Trains in Victorian Children’s Literature

OK, so this blog post is a bit off-piste, I admit.

In what is, I think, the result of a confusion of Kates, we received a recent enquiry directed to Kate Agnew, who runs the excellent Children’s Bookshop in Muswell Hill.

The writer, a teacher, said, “I am a primary school teacher (for a mixed-age year five and six class), who is hoping to do some teaching about a local train line being built in our area during the Victorian era. I would like to link it to a fiction story where the children travel by train, and where the train travel plays a significant part. However, all searches for Victorian children’s fiction seem to end with The Railway Children, and this story gives completely the wrong message about railways- that they pass one by, and do not directly expand one’s world. If you know of any story that might suit my class’s requirements, I would be hugely grateful to hear about it.”

Can anyone out there suggest anything?

I stumbled upon this piece about Victorian literature and railways, but there’s no mention of writing for children in it.

Of course, the Victorian period and, even more, the Edwardian period, were golden ages for children’s writing. Thinking of authors who remain popular today, E Nesbit stared, with The Story of The Treasure Seekers, publishing children’s books on the cusp of the Edwardian period. Frances Hodgson Burnett was more clearly an Edwardian, though her first fully realised children’s novel, _ A Little Princess_, published in 1905, was a rework of an 1888 work. I can’t think, offhand, of a single serious mention of railway travel in either.

Lewis Carroll is a more emphatically Victorian writers for children, (and Alice does go on an extraordinary train journey in Through The Looking Glass, and What Alice Found There).

Charles Dickens is also an emphatically Victorian writer, and many of his books could, with the right kind of adult intervention, be enjoyed by year five and six children, particularly A Christmas Carol, Oliver Twist and Great Expectations. Perhaps his own experience of the Staplehurst rail crash in 1865 put him off writing much about trains: The Signal-man is hardly a celebration of railway travel.

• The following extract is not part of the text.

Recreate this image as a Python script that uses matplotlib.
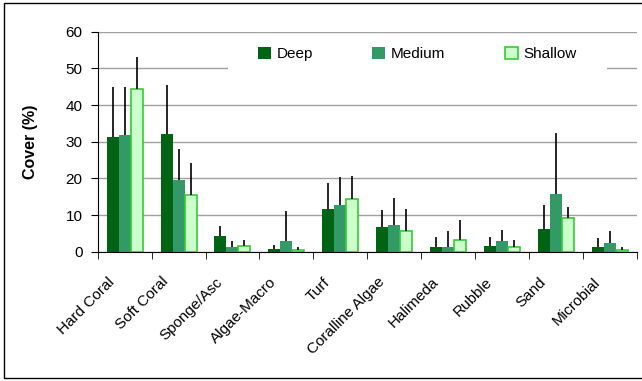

In North America, L M Montgomery wrote at the beginning of the Edwardian era about Anne of Green Gables growing up… and her arrival at Matthew and Marilla’s house is after a train journey to Prince Edward Island. There’s a fair bit of train travel in Louisa M Alcott’s Little Women books, too, though the focus is never on the journey.

But perhaps the greatest Victorian evocation for children of the potential and excitement of train travel is the Robert Louis Stevenson poem, From a Railway Carriage, which was the first piece of poetry I ever learned by heart:

Faster than fairies, faster than witches,
Bridges and houses, hedges and ditches;
And charging along like troops in a battle
All through the meadows the horses and cattle:
All of the sights of the hill and the plain
Fly as thick as driving rain;
And ever again, in the wink of an eye,
Painted stations whistle by.
Here is a child who clambers and scrambles,
All by himself and gathering brambles;
Here is a tramp who stands and gazes;
And here is the green for stringing the daisies!
Here is a cart runaway in the road
Lumping along with man and load;
And here is a mill, and there is a river:
Each a glimpse and gone forever!

But if you’ve suggestions of Victorian (or early Edwardian) mentions – ideally positive – of train travel in children’s books, let me know, and I’ll pass on the information to the teacher in question. It might even be interesting – and other than Maria Merryweather’s mid-19th-century journey to Moonacre in the 1946 book, The Little White Horse, by Elizabeth Gouge I am a bit stuck here, myself – to know about descriptions of train travel in children’s literature written in the 20th and 21st centuries.